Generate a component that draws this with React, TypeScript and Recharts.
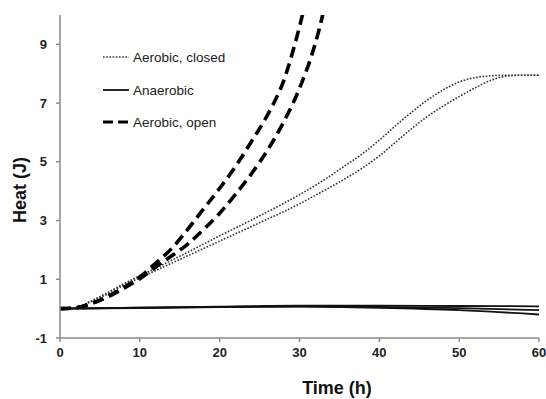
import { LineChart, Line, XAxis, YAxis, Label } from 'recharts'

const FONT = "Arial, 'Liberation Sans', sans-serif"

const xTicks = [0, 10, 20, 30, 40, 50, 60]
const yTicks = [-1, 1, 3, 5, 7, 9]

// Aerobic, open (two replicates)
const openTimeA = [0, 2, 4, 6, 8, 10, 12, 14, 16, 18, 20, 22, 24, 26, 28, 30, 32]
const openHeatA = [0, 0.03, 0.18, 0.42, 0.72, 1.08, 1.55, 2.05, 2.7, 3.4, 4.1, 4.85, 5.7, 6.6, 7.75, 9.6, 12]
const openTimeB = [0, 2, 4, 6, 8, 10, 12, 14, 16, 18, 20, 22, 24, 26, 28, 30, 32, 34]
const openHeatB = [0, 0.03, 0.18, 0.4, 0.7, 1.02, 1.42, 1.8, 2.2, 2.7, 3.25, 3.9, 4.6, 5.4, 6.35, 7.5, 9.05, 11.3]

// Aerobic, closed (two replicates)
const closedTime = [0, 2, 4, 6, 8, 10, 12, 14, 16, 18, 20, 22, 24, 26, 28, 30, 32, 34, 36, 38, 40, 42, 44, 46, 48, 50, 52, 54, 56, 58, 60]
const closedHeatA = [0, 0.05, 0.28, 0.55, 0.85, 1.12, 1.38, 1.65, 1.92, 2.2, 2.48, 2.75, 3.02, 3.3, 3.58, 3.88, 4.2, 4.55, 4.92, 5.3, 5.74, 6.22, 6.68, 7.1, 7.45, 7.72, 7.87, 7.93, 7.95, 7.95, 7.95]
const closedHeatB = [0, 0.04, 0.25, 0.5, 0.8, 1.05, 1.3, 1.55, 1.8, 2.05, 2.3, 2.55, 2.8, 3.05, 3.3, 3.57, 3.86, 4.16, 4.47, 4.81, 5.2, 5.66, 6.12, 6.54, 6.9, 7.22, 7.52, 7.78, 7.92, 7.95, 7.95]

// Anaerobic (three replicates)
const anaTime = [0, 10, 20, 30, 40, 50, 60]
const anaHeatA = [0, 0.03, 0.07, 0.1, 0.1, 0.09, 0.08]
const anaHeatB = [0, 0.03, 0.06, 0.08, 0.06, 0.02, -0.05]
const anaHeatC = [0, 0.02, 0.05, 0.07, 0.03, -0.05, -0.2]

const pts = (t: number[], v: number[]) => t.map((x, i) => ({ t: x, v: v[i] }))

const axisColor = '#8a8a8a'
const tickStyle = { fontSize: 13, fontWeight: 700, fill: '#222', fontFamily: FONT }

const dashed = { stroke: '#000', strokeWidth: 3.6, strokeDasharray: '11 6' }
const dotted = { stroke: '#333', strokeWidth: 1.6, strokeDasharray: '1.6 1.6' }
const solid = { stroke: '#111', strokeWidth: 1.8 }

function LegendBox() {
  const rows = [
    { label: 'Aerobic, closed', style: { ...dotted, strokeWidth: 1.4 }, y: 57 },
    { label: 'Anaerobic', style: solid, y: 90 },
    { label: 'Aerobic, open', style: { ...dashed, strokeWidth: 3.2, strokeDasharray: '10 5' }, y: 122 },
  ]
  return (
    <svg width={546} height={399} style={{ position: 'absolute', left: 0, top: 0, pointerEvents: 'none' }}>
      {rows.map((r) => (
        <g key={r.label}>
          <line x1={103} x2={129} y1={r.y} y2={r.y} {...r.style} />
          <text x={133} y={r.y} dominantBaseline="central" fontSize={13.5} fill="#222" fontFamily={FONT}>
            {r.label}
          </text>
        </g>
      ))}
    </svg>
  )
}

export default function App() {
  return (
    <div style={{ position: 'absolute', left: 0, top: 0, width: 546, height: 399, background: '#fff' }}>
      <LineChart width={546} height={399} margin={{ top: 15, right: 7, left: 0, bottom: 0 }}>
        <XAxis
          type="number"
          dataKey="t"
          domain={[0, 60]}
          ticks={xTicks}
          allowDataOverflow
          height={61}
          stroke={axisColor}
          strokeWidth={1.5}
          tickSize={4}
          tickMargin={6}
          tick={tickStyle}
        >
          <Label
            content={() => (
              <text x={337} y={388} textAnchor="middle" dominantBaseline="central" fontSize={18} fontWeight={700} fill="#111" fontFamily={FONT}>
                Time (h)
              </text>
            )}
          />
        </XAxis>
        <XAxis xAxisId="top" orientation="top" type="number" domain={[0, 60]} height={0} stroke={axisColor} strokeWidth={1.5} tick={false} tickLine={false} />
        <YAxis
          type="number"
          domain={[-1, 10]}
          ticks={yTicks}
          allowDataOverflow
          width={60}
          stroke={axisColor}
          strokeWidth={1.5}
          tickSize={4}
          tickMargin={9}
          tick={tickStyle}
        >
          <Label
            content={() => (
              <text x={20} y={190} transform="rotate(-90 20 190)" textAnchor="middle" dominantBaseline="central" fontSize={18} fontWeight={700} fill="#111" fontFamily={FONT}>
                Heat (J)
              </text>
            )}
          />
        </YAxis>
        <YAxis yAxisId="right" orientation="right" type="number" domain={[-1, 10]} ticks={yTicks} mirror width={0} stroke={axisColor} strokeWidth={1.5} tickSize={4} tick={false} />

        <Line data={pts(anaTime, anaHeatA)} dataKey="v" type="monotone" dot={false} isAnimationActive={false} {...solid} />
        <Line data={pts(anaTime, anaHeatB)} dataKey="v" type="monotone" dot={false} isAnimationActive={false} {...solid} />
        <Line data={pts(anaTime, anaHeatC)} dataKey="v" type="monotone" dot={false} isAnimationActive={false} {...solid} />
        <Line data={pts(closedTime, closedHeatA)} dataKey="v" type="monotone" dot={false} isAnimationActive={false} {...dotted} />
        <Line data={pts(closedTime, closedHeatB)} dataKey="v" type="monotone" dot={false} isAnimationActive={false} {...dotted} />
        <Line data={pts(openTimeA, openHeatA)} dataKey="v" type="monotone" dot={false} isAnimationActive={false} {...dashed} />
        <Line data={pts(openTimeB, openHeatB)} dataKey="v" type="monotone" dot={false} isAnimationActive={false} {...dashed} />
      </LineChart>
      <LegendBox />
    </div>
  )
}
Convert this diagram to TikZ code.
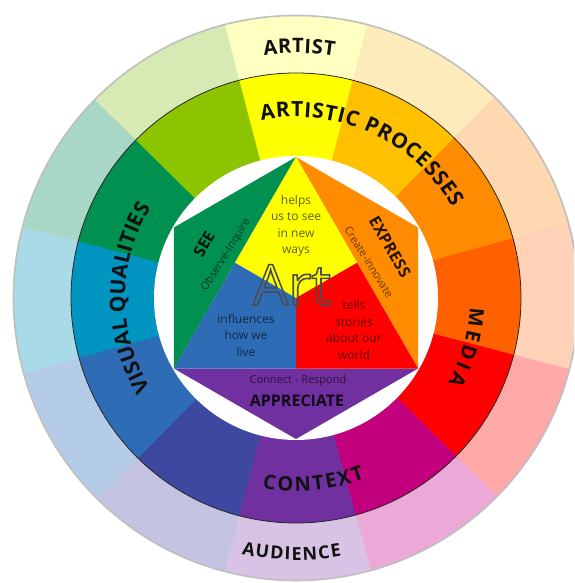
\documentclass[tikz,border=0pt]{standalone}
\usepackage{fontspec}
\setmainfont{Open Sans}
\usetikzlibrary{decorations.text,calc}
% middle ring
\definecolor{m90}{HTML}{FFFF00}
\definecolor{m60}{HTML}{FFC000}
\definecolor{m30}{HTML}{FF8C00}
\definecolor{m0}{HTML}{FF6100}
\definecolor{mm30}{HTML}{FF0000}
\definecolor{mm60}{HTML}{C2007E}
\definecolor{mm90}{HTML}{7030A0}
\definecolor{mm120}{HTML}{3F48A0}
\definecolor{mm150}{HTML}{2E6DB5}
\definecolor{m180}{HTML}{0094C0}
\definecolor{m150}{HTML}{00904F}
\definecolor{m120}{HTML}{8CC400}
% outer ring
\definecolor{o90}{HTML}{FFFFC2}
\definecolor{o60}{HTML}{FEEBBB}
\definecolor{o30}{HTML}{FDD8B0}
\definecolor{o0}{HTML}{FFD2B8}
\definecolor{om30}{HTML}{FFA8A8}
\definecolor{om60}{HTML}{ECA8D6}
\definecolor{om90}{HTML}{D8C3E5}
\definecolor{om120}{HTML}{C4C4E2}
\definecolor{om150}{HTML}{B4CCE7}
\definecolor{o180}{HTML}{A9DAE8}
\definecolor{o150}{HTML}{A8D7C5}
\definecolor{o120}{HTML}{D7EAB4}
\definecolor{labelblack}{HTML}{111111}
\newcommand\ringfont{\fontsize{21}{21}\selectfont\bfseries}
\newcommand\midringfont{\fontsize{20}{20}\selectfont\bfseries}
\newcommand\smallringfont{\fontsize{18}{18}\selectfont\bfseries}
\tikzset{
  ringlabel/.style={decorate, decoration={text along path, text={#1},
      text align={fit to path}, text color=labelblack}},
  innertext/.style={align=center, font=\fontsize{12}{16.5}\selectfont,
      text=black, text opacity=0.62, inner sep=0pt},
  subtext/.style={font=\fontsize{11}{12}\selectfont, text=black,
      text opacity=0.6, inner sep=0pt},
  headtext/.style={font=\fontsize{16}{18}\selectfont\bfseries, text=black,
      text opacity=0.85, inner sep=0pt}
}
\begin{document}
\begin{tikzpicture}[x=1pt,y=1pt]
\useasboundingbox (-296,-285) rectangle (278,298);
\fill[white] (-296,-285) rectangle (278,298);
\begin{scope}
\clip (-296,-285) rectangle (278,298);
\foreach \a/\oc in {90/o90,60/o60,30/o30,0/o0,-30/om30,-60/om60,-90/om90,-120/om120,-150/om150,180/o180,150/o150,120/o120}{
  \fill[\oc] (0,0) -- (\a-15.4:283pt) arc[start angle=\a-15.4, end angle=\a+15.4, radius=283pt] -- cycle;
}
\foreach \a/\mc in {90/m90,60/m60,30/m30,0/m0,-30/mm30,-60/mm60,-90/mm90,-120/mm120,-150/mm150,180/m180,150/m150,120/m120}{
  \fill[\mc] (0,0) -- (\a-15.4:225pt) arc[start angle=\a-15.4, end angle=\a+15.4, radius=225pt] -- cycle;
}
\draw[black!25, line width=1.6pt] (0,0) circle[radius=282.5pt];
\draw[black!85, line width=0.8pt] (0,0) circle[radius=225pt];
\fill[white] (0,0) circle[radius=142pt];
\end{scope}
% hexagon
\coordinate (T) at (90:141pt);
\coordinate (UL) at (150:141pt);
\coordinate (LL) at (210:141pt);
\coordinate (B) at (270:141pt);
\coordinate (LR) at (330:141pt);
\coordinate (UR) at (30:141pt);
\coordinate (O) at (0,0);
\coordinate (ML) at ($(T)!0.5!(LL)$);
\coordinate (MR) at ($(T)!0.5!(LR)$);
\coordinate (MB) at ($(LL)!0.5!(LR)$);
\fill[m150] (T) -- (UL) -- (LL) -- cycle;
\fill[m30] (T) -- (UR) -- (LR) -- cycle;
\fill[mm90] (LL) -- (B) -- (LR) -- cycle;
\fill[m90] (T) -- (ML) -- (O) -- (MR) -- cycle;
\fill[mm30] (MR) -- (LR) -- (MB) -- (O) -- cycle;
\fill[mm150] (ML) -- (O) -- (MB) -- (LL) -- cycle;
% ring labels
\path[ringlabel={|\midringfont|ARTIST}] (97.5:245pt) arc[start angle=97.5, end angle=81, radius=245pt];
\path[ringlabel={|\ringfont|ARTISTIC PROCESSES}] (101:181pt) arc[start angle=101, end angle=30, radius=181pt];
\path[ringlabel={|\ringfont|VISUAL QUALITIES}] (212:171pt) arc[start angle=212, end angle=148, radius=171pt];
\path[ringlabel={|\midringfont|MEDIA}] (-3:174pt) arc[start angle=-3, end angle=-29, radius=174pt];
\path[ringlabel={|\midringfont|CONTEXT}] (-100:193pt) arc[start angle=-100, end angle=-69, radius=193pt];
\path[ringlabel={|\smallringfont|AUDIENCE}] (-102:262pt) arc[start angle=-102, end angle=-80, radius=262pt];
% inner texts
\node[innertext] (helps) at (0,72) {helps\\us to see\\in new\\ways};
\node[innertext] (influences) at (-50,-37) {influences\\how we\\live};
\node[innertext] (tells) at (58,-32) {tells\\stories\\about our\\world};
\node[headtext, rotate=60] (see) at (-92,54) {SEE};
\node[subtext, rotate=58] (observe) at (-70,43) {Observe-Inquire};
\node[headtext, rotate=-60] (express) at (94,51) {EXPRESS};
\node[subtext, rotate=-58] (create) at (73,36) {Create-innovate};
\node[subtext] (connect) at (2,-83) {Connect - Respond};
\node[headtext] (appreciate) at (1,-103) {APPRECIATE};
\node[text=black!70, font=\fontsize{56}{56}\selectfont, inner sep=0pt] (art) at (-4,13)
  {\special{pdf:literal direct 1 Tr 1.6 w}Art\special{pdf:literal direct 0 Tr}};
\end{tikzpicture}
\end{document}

● ● ● ●

Write out an exact copy of the listing, first line through the line containing "const yTicks = [-1, 1, 3, 5, 7, 9]", with the pictures left out.

Generate a component that draws this with React, TypeScript and Recharts.
import { LineChart, Line, XAxis, YAxis, Label } from 'recharts'

const FONT = "Arial, 'Liberation Sans', sans-serif"

const xTicks = [0, 10, 20, 30, 40, 50, 60]
const yTicks = [-1, 1, 3, 5, 7, 9]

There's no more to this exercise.